___ Given data ___

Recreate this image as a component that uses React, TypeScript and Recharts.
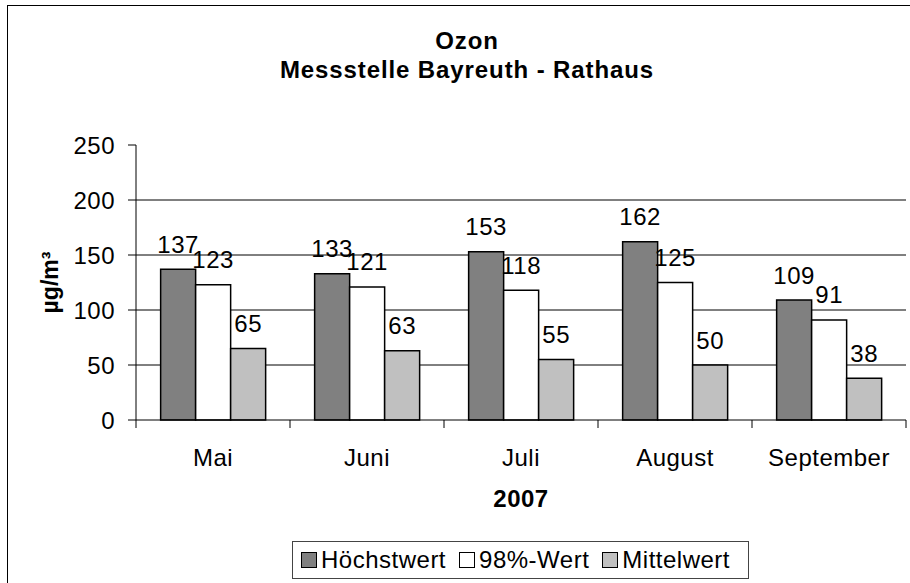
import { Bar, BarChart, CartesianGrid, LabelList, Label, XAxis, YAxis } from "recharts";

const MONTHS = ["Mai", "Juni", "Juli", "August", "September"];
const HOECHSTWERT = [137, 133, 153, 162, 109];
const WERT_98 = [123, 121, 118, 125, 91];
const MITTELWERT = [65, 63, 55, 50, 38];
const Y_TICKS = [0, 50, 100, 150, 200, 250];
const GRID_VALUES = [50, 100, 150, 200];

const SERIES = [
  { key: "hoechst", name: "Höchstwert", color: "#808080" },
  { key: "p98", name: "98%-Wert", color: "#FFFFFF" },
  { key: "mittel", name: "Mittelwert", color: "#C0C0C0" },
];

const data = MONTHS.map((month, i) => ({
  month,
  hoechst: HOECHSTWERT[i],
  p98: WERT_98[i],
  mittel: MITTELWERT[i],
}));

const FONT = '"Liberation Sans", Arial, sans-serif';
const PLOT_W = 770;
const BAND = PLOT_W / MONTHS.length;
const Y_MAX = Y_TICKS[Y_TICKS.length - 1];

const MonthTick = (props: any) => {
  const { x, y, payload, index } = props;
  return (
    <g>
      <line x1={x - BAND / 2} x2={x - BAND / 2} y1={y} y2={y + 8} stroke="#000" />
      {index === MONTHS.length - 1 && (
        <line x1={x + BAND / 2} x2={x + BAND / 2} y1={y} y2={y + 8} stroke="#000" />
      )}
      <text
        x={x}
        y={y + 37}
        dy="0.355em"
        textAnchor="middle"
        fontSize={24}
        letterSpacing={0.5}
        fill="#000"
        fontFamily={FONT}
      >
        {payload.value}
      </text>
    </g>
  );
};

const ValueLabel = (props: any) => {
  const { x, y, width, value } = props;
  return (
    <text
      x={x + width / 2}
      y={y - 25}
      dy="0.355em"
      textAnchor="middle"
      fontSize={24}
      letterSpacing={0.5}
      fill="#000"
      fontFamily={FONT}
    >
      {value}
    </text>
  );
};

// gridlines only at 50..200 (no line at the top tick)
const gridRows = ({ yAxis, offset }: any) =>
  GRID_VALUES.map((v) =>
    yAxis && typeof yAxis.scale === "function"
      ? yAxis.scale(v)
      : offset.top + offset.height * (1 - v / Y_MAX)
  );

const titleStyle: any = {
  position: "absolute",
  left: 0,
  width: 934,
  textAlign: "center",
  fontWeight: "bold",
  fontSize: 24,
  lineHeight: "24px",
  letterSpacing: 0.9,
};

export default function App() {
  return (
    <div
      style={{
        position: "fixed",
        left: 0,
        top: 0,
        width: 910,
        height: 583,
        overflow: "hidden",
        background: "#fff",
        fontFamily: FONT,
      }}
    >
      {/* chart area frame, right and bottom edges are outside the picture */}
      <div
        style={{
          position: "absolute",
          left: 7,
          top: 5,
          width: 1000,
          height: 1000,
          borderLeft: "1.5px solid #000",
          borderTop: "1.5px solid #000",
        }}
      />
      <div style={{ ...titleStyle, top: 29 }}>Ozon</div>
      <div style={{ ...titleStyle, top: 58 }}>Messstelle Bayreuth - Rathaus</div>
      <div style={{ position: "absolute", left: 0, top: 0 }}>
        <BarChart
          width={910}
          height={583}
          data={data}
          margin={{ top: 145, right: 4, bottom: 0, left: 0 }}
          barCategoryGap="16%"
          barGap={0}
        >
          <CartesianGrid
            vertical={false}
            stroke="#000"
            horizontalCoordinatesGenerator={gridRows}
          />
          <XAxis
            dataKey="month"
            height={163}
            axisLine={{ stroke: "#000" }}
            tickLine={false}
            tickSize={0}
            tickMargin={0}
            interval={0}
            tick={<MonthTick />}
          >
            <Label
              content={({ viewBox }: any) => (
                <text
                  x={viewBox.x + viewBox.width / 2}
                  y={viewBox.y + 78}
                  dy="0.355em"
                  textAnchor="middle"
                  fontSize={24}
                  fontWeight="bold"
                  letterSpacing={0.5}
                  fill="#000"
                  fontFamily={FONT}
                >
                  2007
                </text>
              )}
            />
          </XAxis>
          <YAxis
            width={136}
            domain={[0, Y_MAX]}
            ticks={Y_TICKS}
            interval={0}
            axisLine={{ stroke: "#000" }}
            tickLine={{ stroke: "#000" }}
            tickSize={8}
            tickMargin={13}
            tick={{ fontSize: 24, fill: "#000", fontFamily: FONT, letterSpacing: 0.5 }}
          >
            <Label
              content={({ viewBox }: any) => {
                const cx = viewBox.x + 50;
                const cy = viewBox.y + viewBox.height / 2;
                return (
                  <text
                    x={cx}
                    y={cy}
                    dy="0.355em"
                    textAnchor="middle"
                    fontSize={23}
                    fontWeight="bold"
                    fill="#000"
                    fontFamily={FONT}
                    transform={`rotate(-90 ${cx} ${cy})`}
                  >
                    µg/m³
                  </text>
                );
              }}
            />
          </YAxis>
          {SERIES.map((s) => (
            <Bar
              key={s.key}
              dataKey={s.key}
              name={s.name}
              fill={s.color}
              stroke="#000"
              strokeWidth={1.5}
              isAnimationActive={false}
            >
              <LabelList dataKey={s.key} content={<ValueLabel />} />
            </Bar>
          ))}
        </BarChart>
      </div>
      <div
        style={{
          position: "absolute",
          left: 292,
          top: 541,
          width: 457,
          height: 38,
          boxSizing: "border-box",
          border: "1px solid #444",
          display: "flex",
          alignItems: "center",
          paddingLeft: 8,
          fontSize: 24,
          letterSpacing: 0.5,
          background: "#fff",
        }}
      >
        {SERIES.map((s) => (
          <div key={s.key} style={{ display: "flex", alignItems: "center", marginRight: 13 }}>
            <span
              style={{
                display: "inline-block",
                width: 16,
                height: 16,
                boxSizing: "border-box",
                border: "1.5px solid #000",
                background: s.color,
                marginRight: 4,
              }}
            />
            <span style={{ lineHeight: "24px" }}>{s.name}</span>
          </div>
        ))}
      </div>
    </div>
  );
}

___
___ Given data ___

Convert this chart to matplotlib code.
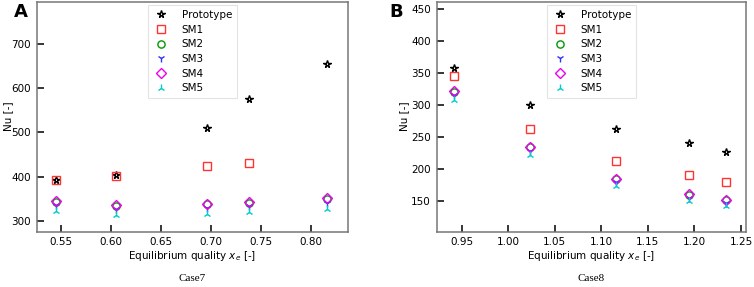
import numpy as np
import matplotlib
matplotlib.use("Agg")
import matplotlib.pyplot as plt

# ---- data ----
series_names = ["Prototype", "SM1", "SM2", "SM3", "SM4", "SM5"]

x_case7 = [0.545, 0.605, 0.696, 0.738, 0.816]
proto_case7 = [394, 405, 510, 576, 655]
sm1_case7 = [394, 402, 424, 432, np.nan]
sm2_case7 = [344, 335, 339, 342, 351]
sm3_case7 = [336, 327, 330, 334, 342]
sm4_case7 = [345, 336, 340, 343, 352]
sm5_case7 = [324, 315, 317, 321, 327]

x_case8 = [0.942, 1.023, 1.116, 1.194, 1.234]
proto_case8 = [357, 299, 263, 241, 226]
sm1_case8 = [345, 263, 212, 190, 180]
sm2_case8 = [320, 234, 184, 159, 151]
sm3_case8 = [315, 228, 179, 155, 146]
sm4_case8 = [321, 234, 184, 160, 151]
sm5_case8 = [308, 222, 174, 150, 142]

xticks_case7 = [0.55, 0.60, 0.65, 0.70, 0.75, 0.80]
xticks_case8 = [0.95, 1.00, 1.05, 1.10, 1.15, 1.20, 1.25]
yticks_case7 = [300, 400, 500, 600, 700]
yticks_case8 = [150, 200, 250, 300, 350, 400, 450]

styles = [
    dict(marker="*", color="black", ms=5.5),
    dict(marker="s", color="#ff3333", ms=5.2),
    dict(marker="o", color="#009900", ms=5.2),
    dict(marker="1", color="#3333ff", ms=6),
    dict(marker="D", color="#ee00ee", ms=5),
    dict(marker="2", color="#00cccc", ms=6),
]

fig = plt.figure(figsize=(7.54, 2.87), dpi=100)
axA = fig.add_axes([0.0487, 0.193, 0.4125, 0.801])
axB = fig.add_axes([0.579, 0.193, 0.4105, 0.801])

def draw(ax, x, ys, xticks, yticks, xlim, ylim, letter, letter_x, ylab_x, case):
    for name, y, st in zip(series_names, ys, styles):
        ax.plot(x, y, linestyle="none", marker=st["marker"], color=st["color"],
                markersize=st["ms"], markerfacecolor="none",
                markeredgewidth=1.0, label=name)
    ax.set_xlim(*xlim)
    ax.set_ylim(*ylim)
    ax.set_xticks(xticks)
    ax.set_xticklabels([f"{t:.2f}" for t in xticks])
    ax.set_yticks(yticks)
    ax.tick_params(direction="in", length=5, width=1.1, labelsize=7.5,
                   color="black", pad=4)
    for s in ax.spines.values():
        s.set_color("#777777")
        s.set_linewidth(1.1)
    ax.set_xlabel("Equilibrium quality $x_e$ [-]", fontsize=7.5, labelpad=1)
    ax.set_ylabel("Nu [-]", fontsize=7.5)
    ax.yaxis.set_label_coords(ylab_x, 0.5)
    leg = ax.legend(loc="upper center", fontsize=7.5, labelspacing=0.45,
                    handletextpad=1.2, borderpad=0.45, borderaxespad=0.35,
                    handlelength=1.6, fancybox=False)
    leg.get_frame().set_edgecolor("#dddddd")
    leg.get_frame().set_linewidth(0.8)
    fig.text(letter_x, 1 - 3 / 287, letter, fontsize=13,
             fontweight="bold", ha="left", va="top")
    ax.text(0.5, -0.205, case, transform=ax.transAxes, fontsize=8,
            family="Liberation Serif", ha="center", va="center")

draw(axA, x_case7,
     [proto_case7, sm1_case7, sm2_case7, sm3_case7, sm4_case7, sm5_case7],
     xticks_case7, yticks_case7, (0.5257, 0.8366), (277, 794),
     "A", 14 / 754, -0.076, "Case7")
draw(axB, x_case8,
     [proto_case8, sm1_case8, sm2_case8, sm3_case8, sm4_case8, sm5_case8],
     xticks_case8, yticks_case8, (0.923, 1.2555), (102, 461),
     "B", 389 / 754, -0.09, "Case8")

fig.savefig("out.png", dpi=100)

___
___ Given data ___

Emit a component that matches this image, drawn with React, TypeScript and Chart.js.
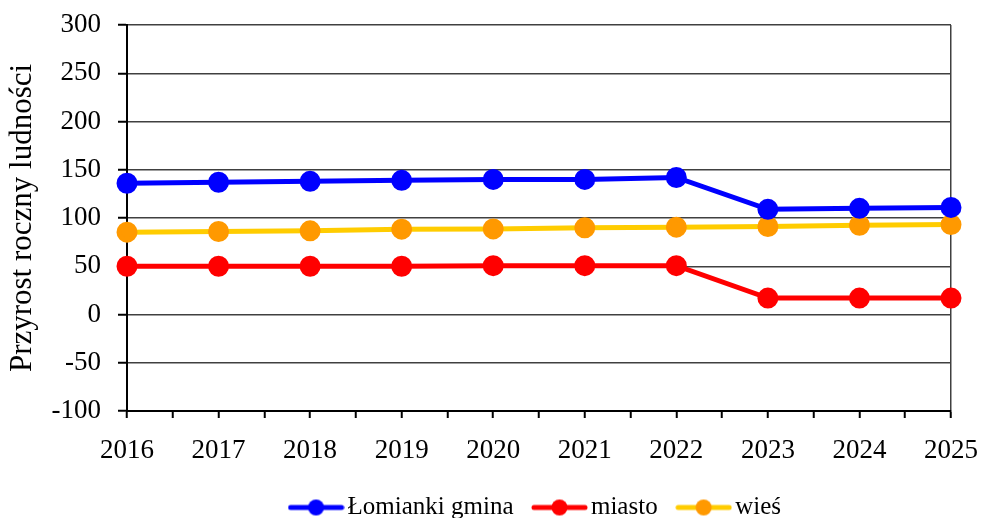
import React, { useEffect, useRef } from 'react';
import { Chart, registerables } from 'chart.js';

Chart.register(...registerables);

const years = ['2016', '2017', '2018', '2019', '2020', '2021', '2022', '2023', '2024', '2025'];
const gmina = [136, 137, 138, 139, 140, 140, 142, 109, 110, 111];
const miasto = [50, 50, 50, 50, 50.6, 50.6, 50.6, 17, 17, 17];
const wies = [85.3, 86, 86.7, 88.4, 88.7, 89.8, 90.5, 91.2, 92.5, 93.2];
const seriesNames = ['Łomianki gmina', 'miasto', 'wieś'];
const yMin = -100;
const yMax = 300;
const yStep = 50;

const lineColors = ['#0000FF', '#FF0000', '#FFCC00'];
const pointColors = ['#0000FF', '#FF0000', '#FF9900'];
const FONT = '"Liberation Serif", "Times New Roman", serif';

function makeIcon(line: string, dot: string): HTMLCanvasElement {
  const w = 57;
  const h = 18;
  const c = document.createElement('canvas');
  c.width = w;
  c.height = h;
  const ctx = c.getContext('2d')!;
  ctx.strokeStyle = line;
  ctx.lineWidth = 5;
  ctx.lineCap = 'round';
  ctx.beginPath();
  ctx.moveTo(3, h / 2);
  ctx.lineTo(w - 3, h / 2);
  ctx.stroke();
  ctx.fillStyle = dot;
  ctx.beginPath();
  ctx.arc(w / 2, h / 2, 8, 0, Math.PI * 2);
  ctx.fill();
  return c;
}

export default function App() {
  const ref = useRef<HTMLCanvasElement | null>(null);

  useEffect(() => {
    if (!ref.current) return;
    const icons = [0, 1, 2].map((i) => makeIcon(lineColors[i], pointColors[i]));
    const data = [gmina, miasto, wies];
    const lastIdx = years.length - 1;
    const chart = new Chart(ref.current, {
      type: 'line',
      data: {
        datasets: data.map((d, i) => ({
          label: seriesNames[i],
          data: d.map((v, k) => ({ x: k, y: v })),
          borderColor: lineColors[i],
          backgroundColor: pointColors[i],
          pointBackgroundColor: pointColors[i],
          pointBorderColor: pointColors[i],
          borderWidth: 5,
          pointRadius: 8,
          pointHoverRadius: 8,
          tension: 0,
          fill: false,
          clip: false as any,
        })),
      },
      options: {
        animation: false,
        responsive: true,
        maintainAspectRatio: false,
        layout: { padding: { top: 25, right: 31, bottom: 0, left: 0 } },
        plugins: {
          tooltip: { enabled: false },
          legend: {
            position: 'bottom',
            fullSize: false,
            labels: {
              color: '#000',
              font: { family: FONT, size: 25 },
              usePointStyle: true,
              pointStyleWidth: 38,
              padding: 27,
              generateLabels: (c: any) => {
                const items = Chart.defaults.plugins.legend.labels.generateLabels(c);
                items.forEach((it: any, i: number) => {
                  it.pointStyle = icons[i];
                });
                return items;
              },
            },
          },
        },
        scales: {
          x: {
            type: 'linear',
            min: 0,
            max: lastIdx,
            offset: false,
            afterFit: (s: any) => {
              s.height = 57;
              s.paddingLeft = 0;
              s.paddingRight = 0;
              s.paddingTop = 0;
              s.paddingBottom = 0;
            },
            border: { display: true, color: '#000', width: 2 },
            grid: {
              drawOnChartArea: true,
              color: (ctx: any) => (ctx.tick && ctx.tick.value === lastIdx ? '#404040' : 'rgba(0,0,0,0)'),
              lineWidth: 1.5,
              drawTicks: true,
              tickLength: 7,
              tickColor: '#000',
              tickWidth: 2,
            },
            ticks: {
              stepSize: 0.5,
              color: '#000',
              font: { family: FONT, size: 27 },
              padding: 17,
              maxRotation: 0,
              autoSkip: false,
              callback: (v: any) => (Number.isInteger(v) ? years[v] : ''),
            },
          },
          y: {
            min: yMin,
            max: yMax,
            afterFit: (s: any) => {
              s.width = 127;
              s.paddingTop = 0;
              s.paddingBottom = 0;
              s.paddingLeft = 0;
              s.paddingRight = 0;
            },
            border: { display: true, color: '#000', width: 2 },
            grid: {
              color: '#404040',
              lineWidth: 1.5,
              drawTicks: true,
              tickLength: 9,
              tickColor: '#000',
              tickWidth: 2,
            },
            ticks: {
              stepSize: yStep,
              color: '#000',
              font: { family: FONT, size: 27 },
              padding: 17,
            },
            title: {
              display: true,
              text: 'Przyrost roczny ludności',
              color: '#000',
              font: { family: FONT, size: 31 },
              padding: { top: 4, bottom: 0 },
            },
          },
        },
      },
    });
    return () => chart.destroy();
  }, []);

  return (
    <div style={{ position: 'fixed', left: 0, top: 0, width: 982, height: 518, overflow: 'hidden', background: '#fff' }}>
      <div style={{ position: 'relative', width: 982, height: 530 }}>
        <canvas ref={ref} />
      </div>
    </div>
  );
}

___

Extract exactly the lines running from the line containing "Emit a component" to the line containing "Chart.register(...registerables);", with both end lines included and all pictures left out.

Emit a component that matches this image, drawn with React, TypeScript and Chart.js.
import React, { useEffect, useRef } from 'react';
import { Chart, registerables } from 'chart.js';

Chart.register(...registerables);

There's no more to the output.